▸ **WHAT THE EXERCISE ASKS**:
Copy the lines below as they are; omit the images they contain.

---

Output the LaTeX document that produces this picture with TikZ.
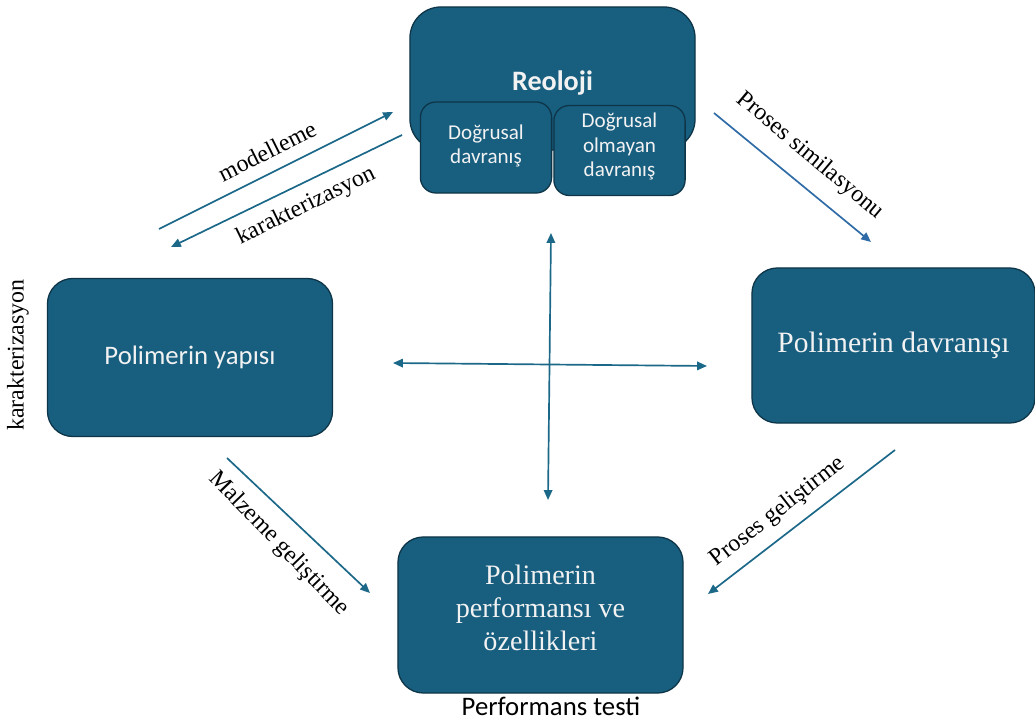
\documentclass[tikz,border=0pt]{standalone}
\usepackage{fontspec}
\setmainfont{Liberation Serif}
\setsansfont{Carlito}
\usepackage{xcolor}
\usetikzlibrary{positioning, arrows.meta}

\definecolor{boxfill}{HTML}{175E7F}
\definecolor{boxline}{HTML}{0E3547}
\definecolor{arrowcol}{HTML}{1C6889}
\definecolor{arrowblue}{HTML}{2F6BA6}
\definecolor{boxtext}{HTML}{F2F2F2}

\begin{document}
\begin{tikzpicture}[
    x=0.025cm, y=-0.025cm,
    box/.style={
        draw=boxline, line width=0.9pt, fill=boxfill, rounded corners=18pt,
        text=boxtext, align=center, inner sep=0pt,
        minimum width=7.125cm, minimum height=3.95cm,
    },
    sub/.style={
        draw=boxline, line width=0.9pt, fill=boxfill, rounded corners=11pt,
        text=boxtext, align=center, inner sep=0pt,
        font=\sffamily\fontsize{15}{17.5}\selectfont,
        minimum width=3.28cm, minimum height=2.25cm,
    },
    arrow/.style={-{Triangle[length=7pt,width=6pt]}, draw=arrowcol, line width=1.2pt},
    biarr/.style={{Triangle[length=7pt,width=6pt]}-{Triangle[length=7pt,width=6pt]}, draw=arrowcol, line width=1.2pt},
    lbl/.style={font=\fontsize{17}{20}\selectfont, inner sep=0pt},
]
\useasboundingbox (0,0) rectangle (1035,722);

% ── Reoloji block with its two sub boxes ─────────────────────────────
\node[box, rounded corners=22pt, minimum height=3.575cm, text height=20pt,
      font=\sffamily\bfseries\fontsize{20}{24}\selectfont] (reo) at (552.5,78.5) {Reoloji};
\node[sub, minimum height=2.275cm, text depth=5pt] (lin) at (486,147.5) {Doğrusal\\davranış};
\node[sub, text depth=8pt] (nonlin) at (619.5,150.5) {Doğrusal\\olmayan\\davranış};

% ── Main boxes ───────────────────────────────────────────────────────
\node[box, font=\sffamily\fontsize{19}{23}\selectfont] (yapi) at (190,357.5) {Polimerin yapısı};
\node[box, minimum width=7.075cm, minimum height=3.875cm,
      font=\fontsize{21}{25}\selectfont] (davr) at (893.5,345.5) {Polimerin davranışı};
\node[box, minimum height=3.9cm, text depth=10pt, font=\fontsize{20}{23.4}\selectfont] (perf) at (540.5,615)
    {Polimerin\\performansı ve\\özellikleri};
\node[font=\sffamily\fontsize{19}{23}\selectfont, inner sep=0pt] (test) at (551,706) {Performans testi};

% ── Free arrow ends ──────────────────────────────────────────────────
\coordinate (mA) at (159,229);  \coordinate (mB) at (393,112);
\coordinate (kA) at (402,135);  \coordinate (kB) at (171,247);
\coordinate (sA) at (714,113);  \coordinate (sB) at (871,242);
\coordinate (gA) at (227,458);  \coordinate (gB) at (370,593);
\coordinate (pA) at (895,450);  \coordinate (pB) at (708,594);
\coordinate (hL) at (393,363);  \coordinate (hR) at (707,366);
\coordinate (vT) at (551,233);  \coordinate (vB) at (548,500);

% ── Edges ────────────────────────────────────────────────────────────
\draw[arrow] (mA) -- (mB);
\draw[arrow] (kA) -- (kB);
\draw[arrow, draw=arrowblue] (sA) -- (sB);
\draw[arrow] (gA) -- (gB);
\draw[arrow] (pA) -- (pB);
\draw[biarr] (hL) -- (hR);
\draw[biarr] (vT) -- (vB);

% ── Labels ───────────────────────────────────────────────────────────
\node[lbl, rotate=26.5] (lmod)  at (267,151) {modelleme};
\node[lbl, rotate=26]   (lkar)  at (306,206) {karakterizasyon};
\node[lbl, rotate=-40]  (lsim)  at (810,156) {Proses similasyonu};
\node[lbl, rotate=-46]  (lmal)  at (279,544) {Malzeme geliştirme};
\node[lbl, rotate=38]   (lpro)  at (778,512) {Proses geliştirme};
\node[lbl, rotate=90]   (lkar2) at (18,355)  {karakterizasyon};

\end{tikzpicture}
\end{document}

---

▸ **RESPONSE TO THIS TASK**:
Output the LaTeX document that produces this picture with TikZ.
\documentclass[tikz,border=0pt]{standalone}
\usepackage{fontspec}
\setmainfont{Liberation Serif}
\setsansfont{Carlito}
\usepackage{xcolor}
\usetikzlibrary{positioning, arrows.meta}

\definecolor{boxfill}{HTML}{175E7F}
\definecolor{boxline}{HTML}{0E3547}
\definecolor{arrowcol}{HTML}{1C6889}
\definecolor{arrowblue}{HTML}{2F6BA6}
\definecolor{boxtext}{HTML}{F2F2F2}

\begin{document}
\begin{tikzpicture}[
    x=0.025cm, y=-0.025cm,
    box/.style={
        draw=boxline, line width=0.9pt, fill=boxfill, rounded corners=18pt,
        text=boxtext, align=center, inner sep=0pt,
        minimum width=7.125cm, minimum height=3.95cm,
    },
    sub/.style={
        draw=boxline, line width=0.9pt, fill=boxfill, rounded corners=11pt,
        text=boxtext, align=center, inner sep=0pt,
        font=\sffamily\fontsize{15}{17.5}\selectfont,
        minimum width=3.28cm, minimum height=2.25cm,
    },
    arrow/.style={-{Triangle[length=7pt,width=6pt]}, draw=arrowcol, line width=1.2pt},
    biarr/.style={{Triangle[length=7pt,width=6pt]}-{Triangle[length=7pt,width=6pt]}, draw=arrowcol, line width=1.2pt},
    lbl/.style={font=\fontsize{17}{20}\selectfont, inner sep=0pt},
]
\useasboundingbox (0,0) rectangle (1035,722);

% ── Reoloji block with its two sub boxes ─────────────────────────────
\node[box, rounded corners=22pt, minimum height=3.575cm, text height=20pt,
      font=\sffamily\bfseries\fontsize{20}{24}\selectfont] (reo) at (552.5,78.5) {Reoloji};
\node[sub, minimum height=2.275cm, text depth=5pt] (lin) at (486,147.5) {Doğrusal\\davranış};
\node[sub, text depth=8pt] (nonlin) at (619.5,150.5) {Doğrusal\\olmayan\\davranış};

% ── Main boxes ───────────────────────────────────────────────────────
\node[box, font=\sffamily\fontsize{19}{23}\selectfont] (yapi) at (190,357.5) {Polimerin yapısı};
\node[box, minimum width=7.075cm, minimum height=3.875cm,
      font=\fontsize{21}{25}\selectfont] (davr) at (893.5,345.5) {Polimerin davranışı};
\node[box, minimum height=3.9cm, text depth=10pt, font=\fontsize{20}{23.4}\selectfont] (perf) at (540.5,615)
    {Polimerin\\performansı ve\\özellikleri};
\node[font=\sffamily\fontsize{19}{23}\selectfont, inner sep=0pt] (test) at (551,706) {Performans testi};

% ── Free arrow ends ──────────────────────────────────────────────────
\coordinate (mA) at (159,229);  \coordinate (mB) at (393,112);
\coordinate (kA) at (402,135);  \coordinate (kB) at (171,247);
\coordinate (sA) at (714,113);  \coordinate (sB) at (871,242);
\coordinate (gA) at (227,458);  \coordinate (gB) at (370,593);
\coordinate (pA) at (895,450);  \coordinate (pB) at (708,594);
\coordinate (hL) at (393,363);  \coordinate (hR) at (707,366);
\coordinate (vT) at (551,233);  \coordinate (vB) at (548,500);

% ── Edges ────────────────────────────────────────────────────────────
\draw[arrow] (mA) -- (mB);
\draw[arrow] (kA) -- (kB);
\draw[arrow, draw=arrowblue] (sA) -- (sB);
\draw[arrow] (gA) -- (gB);
\draw[arrow] (pA) -- (pB);
\draw[biarr] (hL) -- (hR);
\draw[biarr] (vT) -- (vB);

% ── Labels ───────────────────────────────────────────────────────────
\node[lbl, rotate=26.5] (lmod)  at (267,151) {modelleme};
\node[lbl, rotate=26]   (lkar)  at (306,206) {karakterizasyon};
\node[lbl, rotate=-40]  (lsim)  at (810,156) {Proses similasyonu};
\node[lbl, rotate=-46]  (lmal)  at (279,544) {Malzeme geliştirme};
\node[lbl, rotate=38]   (lpro)  at (778,512) {Proses geliştirme};
\node[lbl, rotate=90]   (lkar2) at (18,355)  {karakterizasyon};

\end{tikzpicture}
\end{document}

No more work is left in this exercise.